Called quasi-2D perovskites, the light emitters are extremely attractive for electronics applications because they can be easily produced from cheap starting materials using simple processes to achieve a wide range of electrical and optical properties, making light-emitting diodes (LEDs) based on perovskites highly promising for next-generation lighting and displays.
The studied perovskite emitters are a mixture of organic molecules and inorganic parts that organize to form a distinct crystal structure termed perovskite. Three-dimensional perovskites consist of organic and inorganic components that alternate in every direction, while the components form alternating sheets in two-dimensional perovskites. Quasi-2D perovskites are a combination of the two, with regions of 3D perovskite sandwiched between organic sheets.

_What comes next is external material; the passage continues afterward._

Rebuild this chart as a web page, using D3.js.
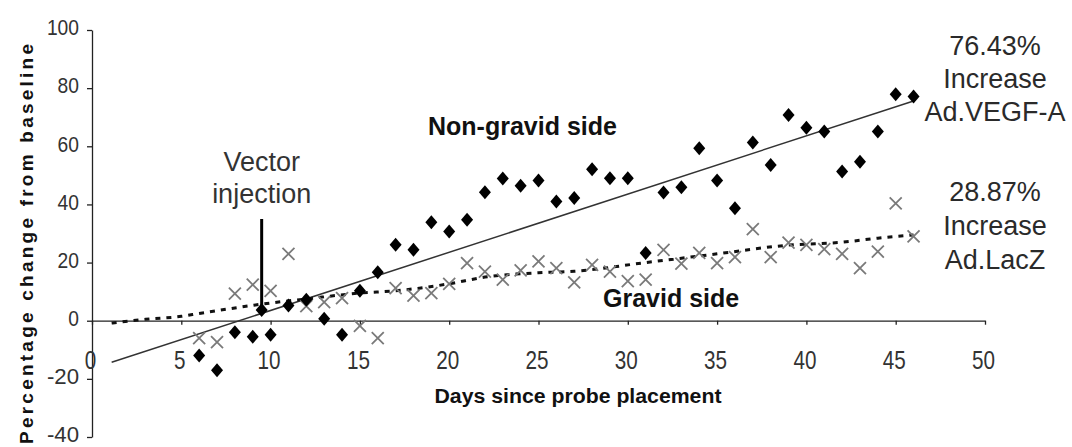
<!DOCTYPE html>
<html>
<head>
<meta charset="utf-8">
<script src="https://cdn.jsdelivr.net/npm/d3@7"></script>
<style>
  body { margin: 0; background: #fff; }
  svg { display: block; font-family: "Liberation Sans", Arial, sans-serif; }
  .axis path, .axis line { stroke: #222; stroke-width: 1.3; }
  .axis text { fill: #333; }
</style>
</head>
<body>
<svg class="chart"></svg>
<script>
// days and values
const nonGravidDays = [6, 7, 8, 9, 10, 11, 12, 13, 14, 15, 16, 17, 18, 19, 20, 21, 22, 23, 24, 25, 26, 27, 28, 29, 30, 31, 32, 33, 34, 35, 36, 37, 38, 39, 40, 41, 42, 43, 44, 45, 46]
const nonGravidVals = [-12, -17, -4, -5.5, -4.8, 5.2, 7.2, 0.7, -4.8, 10.3, 16.7, 26.1, 24.4, 33.9, 30.7, 34.7, 44.2, 48.9, 46.4, 48.2, 41, 42.2, 52.1, 49, 49, 23.3, 44.1, 45.9, 59.3, 48.2, 38.7, 61.3, 53.6, 70.8, 66.4, 65.1, 51.3, 54.7, 65.1, 77.9, 77.1]

const gravidDays = [6, 7, 8, 9, 10, 11, 12, 13, 14, 15, 16, 17, 18, 19, 20, 21, 22, 23, 24, 25, 26, 27, 28, 29, 30, 31, 32, 33, 34, 35, 36, 37, 38, 39, 40, 41, 42, 43, 44, 45, 46]
const gravidVals = [-6, -7.4, 9.3, 12.4, 10.3, 23, 5, 6.4, 7.8, -1.8, -6, 11.2, 8.6, 9.5, 12.7, 19.8, 16.9, 14.1, 17.3, 20.4, 18.1, 13.2, 19.2, 16.9, 13.6, 14.1, 24.4, 19.6, 23.3, 19.8, 21.9, 31.5, 21.9, 26.9, 26.1, 24.6, 23, 18.1, 23.8, 40.4, 29]

// trend lines
const nonGravidTrendDays = [1.1, 46]
const nonGravidTrendVals = [-14.3, 75.6]
const gravidTrendDays = [1.1, 3, 5, 6, 8, 10, 12, 15, 17, 20, 22, 25, 27, 31, 35, 39, 42, 44, 46]
const gravidTrendVals = [-0.8, 0.5, 1.5, 2.5, 4.4, 6.1, 7.5, 9.5, 10.3, 12.7, 15, 16.5, 17, 20, 23, 26, 27, 28.4, 29.5]

const xTicks = [0, 5, 10, 15, 20, 25, 30, 35, 40, 45, 50]
const yTicks = [-40, -20, 0, 20, 40, 60, 80, 100]

const injectionDay = 9.5

const width = 1072, height = 447

let svg = d3.select(".chart")
    .attr("width", width)
    .attr("height", height)

let x = d3.scaleLinear().domain([0, 50]).range([92, 985])
let y = d3.scaleLinear().domain([-40, 100]).range([437, 30])

// labels in the picture are narrow, squeeze them a bit
function squeeze(sel, per) {
  sel.selectAll("text")
    .attr("textLength", d => String(d).length * per)
    .attr("lengthAdjust", "spacingAndGlyphs")
}

// y axis
svg.append("g")
    .attr("class", "axis")
    .attr("transform", "translate(" + x(0) + ",0)")
    .call(d3.axisLeft(y).tickValues(yTicks).tickFormat(d => String(d)).tickSize(5).tickPadding(8).tickSizeOuter(0))
    .call(g => g.selectAll("text").style("font-size", "22px").attr("dy", "0.22em"))
    .call(g => squeeze(g, 10.7))

// x axis sits on the zero line
svg.append("g")
    .attr("class", "axis")
    .attr("transform", "translate(0," + y(0) + ")")
    .call(d3.axisBottom(x).tickValues(xTicks).tickFormat(d => String(d)).tickSize(4).tickPadding(27).tickSizeOuter(0))
    .call(g => g.selectAll("text").style("font-size", "25px").attr("dx", -2))
    .call(g => squeeze(g, 11.5))

// trend lines
let nonGravidTrend = nonGravidTrendDays.map((d, i) => [d, nonGravidTrendVals[i]])
let gravidTrend = gravidTrendDays.map((d, i) => [d, gravidTrendVals[i]])

svg.append("path")
    .datum(nonGravidTrend)
    .attr("fill", "none")
    .attr("stroke", "#333")
    .attr("stroke-width", 1.5)
    .attr("d", d3.line().x(d => x(d[0])).y(d => y(d[1])))

svg.append("path")
    .datum(gravidTrend)
    .attr("fill", "none")
    .attr("stroke", "#111")
    .attr("stroke-width", 3)
    .attr("stroke-dasharray", "5,6")
    .attr("d", d3.line().curve(d3.curveMonotoneX).x(d => x(d[0])).y(d => y(d[1])))

// gravid side: grey crosses
let crosses = gravidDays.map((d, i) => [d, gravidVals[i]])
svg.append("g").selectAll("path")
    .data(crosses)
  .enter().append("path")
    .attr("fill", "none")
    .attr("stroke", "#7a7a7a")
    .attr("stroke-width", 1.8)
    .attr("d", function(d) {
      let cx = x(d[0]), cy = y(d[1]), r = 6
      return "M" + (cx - r) + "," + (cy - r) + "L" + (cx + r) + "," + (cy + r) +
             "M" + (cx - r) + "," + (cy + r) + "L" + (cx + r) + "," + (cy - r)
    })

// non-gravid side: black diamonds
let diamonds = nonGravidDays.map((d, i) => [d, nonGravidVals[i]])
function diamond(cx, cy, w, h) {
  return "M" + cx + "," + (cy - h) + "L" + (cx + w) + "," + cy + "L" + cx + "," + (cy + h) + "L" + (cx - w) + "," + cy + "Z"
}
svg.append("g").selectAll("path")
    .data(diamonds)
  .enter().append("path")
    .attr("fill", "#000")
    .attr("d", d => diamond(x(d[0]), y(d[1]), 6, 7))

// vector injection arrow
svg.append("line")
    .attr("x1", x(injectionDay)).attr("x2", x(injectionDay))
    .attr("y1", 219).attr("y2", 306)
    .attr("stroke", "#000")
    .attr("stroke-width", 3)
svg.append("path")
    .attr("fill", "#000")
    .attr("d", diamond(x(injectionDay), 310, 6, 7))

// labels
svg.append("text")
    .attr("x", x(injectionDay)).attr("y", 171)
    .attr("text-anchor", "middle")
    .style("font-size", "27px").style("fill", "#333")
    .text("Vector")
svg.append("text")
    .attr("x", x(injectionDay)).attr("y", 203)
    .attr("text-anchor", "middle")
    .style("font-size", "27px").style("fill", "#333")
    .text("injection")

svg.append("text")
    .attr("x", 428).attr("y", 135)
    .style("font-size", "25px").style("font-weight", "bold").style("fill", "#111")
    .text("Non-gravid side")
svg.append("text")
    .attr("x", 603).attr("y", 307)
    .style("font-size", "25px").style("font-weight", "bold").style("fill", "#111")
    .text("Gravid side")

let rightTop = ["76.43%", "Increase", "Ad.VEGF-A"]
let rightBottom = ["28.87%", "Increase", "Ad.LacZ"]
svg.append("text")
    .attr("x", 995).attr("y", 55)
    .attr("text-anchor", "middle")
    .style("font-size", "27px").style("fill", "#2a2a2a")
  .selectAll("tspan").data(rightTop).enter().append("tspan")
    .attr("x", 995).attr("dy", (d, i) => i ? 33 : 0)
    .text(d => d)
svg.append("text")
    .attr("x", 995).attr("y", 201)
    .attr("text-anchor", "middle")
    .style("font-size", "27px").style("fill", "#2a2a2a")
  .selectAll("tspan").data(rightBottom).enter().append("tspan")
    .attr("x", 995).attr("dy", (d, i) => i ? 34 : 0)
    .text(d => d)

// axis titles
svg.append("text")
    .attr("x", 578).attr("y", 403)
    .attr("text-anchor", "middle")
    .attr("textLength", 287).attr("lengthAdjust", "spacingAndGlyphs")
    .style("font-size", "20px").style("font-weight", "bold").style("fill", "#111")
    .text("Days since probe placement")
svg.append("text")
    .attr("transform", "rotate(-90)")
    .attr("x", -244).attr("y", 33)
    .attr("text-anchor", "middle")
    .attr("textLength", 400).attr("lengthAdjust", "spacing")
    .style("font-size", "19px").style("font-weight", "bold").style("fill", "#111")
    .text("Percentage change from baseline")
</script>
</body>
</html>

Despite advances in perovskite LEDs, the reason for vast differences in efficiency for green emission in devices using different organic components had not been understood, but Kanemitsu Yoshihiko of the Institute for Chemical Research, along with researchers from Kyushu University and Changchun Institute of Applied Chemistry, say they now have the answer in a paper published recently in Nature Photonics.
“While many people have been treating perovskites like traditional inorganic semiconductors, we proved that quasi-2D perovskites are in many ways like organic semiconductors in that different forms of energy in excitons must be considered,” explains Chuanjiang Qin, first author on the study.

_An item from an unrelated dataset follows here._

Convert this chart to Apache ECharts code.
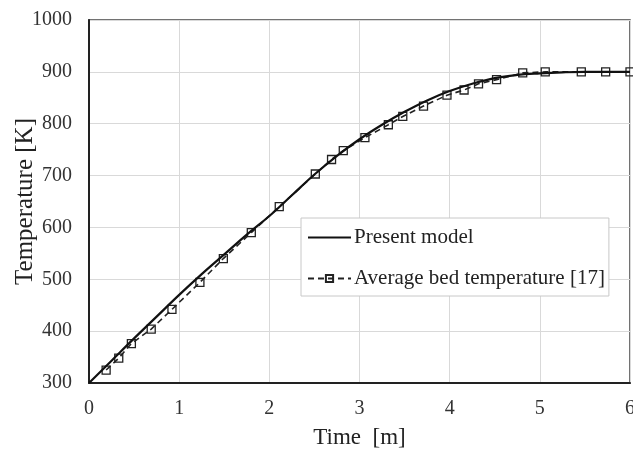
<!DOCTYPE html>
<html>
<head>
<meta charset="utf-8">
<script src="https://cdn.jsdelivr.net/npm/echarts@6/dist/echarts.min.js"></script>
<style>
html,body{margin:0;padding:0;background:#fff;}
#chart{width:633px;height:455px;}
</style>
</head>
<body>
<div id="chart"></div>
<script>
// Present model (solid curve)
const modelTime = [0, 0.25, 0.5, 0.75, 1.0, 1.25, 1.5, 1.75, 2.0, 2.25, 2.5, 2.75, 3.0, 3.25, 3.5, 3.75, 4.0, 4.25, 4.5, 4.75, 5.0, 5.25, 5.5, 5.75, 6.0];
const modelTemp = [300, 343, 386, 428, 470, 510, 548, 586, 622, 662, 702, 738, 770, 798, 823, 845, 863, 877, 888, 894, 897, 899, 900, 900, 900];

// Average bed temperature [17] (dashed with square markers)
const refTime = [0.19, 0.33, 0.47, 0.69, 0.92, 1.23, 1.49, 1.80, 2.11, 2.51, 2.69, 2.82, 3.06, 3.32, 3.48, 3.71, 3.97, 4.16, 4.32, 4.52, 4.81, 5.06, 5.46, 5.73, 6.00];
const refTemp = [325, 348, 376, 404, 442, 494, 540, 590, 640, 703, 731, 748, 773, 798, 814, 834, 855, 865, 877, 885, 898, 900, 900, 900, 900];

const xTicks = [0, 1, 2, 3, 4, 5, 6];
const yTicks = [300, 400, 500, 600, 700, 800, 900, 1000];

const seriesNames = ['Present model', 'Average bed temperature [17]'];
const xTitle = 'Time  [m]';
const yTitle = 'Temperature [K]';

const font = 'Liberation Serif, Times New Roman, serif';

const modelData = modelTime.map((t, i) => [t, modelTemp[i]]);
const refData = refTime.map((t, i) => [t, refTemp[i]]);

const chart = echarts.init(document.getElementById('chart'), null, {renderer: 'canvas'});
chart.setOption({
  animation: false,
  backgroundColor: '#fff',
  grid: {
    left: 89, top: 20, right: 3, bottom: 72,
    containLabel: false,
    outerBoundsMode: 'none',
    show: true, borderColor: '#444', borderWidth: 1.5, backgroundColor: 'transparent'
  },
  legend: {
    orient: 'vertical',
    left: 301, top: 218,
    backgroundColor: '#fff',
    borderColor: '#c8c8c8',
    borderWidth: 1,
    padding: [9, 4, 7, 6],
    itemGap: 20,
    itemWidth: 43,
    itemHeight: 9,
    textStyle: {fontFamily: font, fontSize: 21, color: '#222', lineHeight: 21, padding: [0,0,0,-2]},
    data: [
      {name: seriesNames[0], itemStyle: {opacity: 0}},
      {name: seriesNames[1]}
    ]
  },
  xAxis: {
    type: 'value',
    min: xTicks[0], max: xTicks[xTicks.length - 1], interval: 1,
    name: xTitle,
    nameLocation: 'middle',
    nameGap: 43,
    nameMoveOverlap: false,
    nameTextStyle: {fontFamily: font, fontSize: 23, color: '#222'},
    axisLine: {show: true, lineStyle: {color: '#222', width: 2}},
    axisTick: {show: false},
    axisLabel: {fontFamily: font, fontSize: 20, color: '#333', margin: 16, formatter: v => String(v)},
    splitLine: {show: true, lineStyle: {color: '#d9d9d9', width: 1}}
  },
  yAxis: {
    type: 'value',
    min: yTicks[0], max: yTicks[yTicks.length - 1], interval: 100,
    name: yTitle,
    nameLocation: 'middle',
    nameGap: 51,
    nameMoveOverlap: false,
    nameRotate: 90,
    nameTextStyle: {fontFamily: font, fontSize: 25, color: '#222'},
    axisLine: {show: true, lineStyle: {color: '#222', width: 2}},
    axisTick: {show: false},
    axisLabel: {fontFamily: font, fontSize: 20, color: '#333', margin: 17, formatter: v => String(v)},
    splitLine: {show: true, lineStyle: {color: '#d9d9d9', width: 1}}
  },
  series: [
    {
      name: seriesNames[1],
      type: 'line',
      data: refData,
      symbol: 'rect',
      symbolSize: 8,
      showAllSymbol: true,
      itemStyle: {color: 'rgba(255,255,255,0)', borderColor: '#222', borderWidth: 1.3},
      lineStyle: {color: '#222', width: 1.6, type: [6, 4]},
      z: 2
    },
    {
      name: seriesNames[0],
      type: 'line',
      data: modelData,
      smooth: 0.4,
      symbol: 'none',
      itemStyle: {color: '#111'},
      lineStyle: {color: '#111', width: 2.2},
      z: 3
    }
  ]
});
</script>
</body>
</html>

Unlike in typical inorganic semiconductors, electrical charges in organics combine to form an energetic state called an exciton before emitting light. Differences in a characteristic of the charges called spin leads to the formation of two types of excitons, singlets and triplets, with slightly different properties.
While the management of singlet and triplet excitons is fundamental to the design of efficient organic LEDs, similar considerations had not been discussed in perovskite LEDs. However, by comparing two perovskites with similar crystalline properties but different organic components, the researchers found that energy in triplets was being lost.
When the perovskite contained organics that would hold triplets in a low energy state, light emission was poor because triplet excitons-which generally want to move in the direction of lower energy-would transfer to the organic and be lost. Changing to an organic with a higher triplet energy lead to the triplets staying in the light-emitting component instead of transferring to the organics.
Additionally, the researchers demonstrated that, in quasi-2D perovskites with an appropriate organic component, the triplets, which do not emit light, could convert into light-emitting singlets, meaning that harvesting all of the electrically generated excitons may be possible.
Putting these findings to use and choosing the proper organic components, the team fabricated quasi-2D-perovskite LEDs that could efficiently harvest triplet excitons, achieving green emission with an external quantum efficiency-the percentage of electrical charges converted into external photons-of 12.4%.
“Not only can we finally explain previously observed results, but these new findings will offer insight and guidance for the development of future high-performance opto-electronic perovskite devices, such as LEDs, lasers, and solar cells.” says Chihaya Adachi, who led the research effort.
A low-cost and solution-processed perovskite film shows bright green emission under UV lamp excitation (left). A test perovskite light-emitting diode utilizing both singlet and triplet excitons in quasi-2D perovskite emits green light (right). (Kyushu University/Adachi Lab)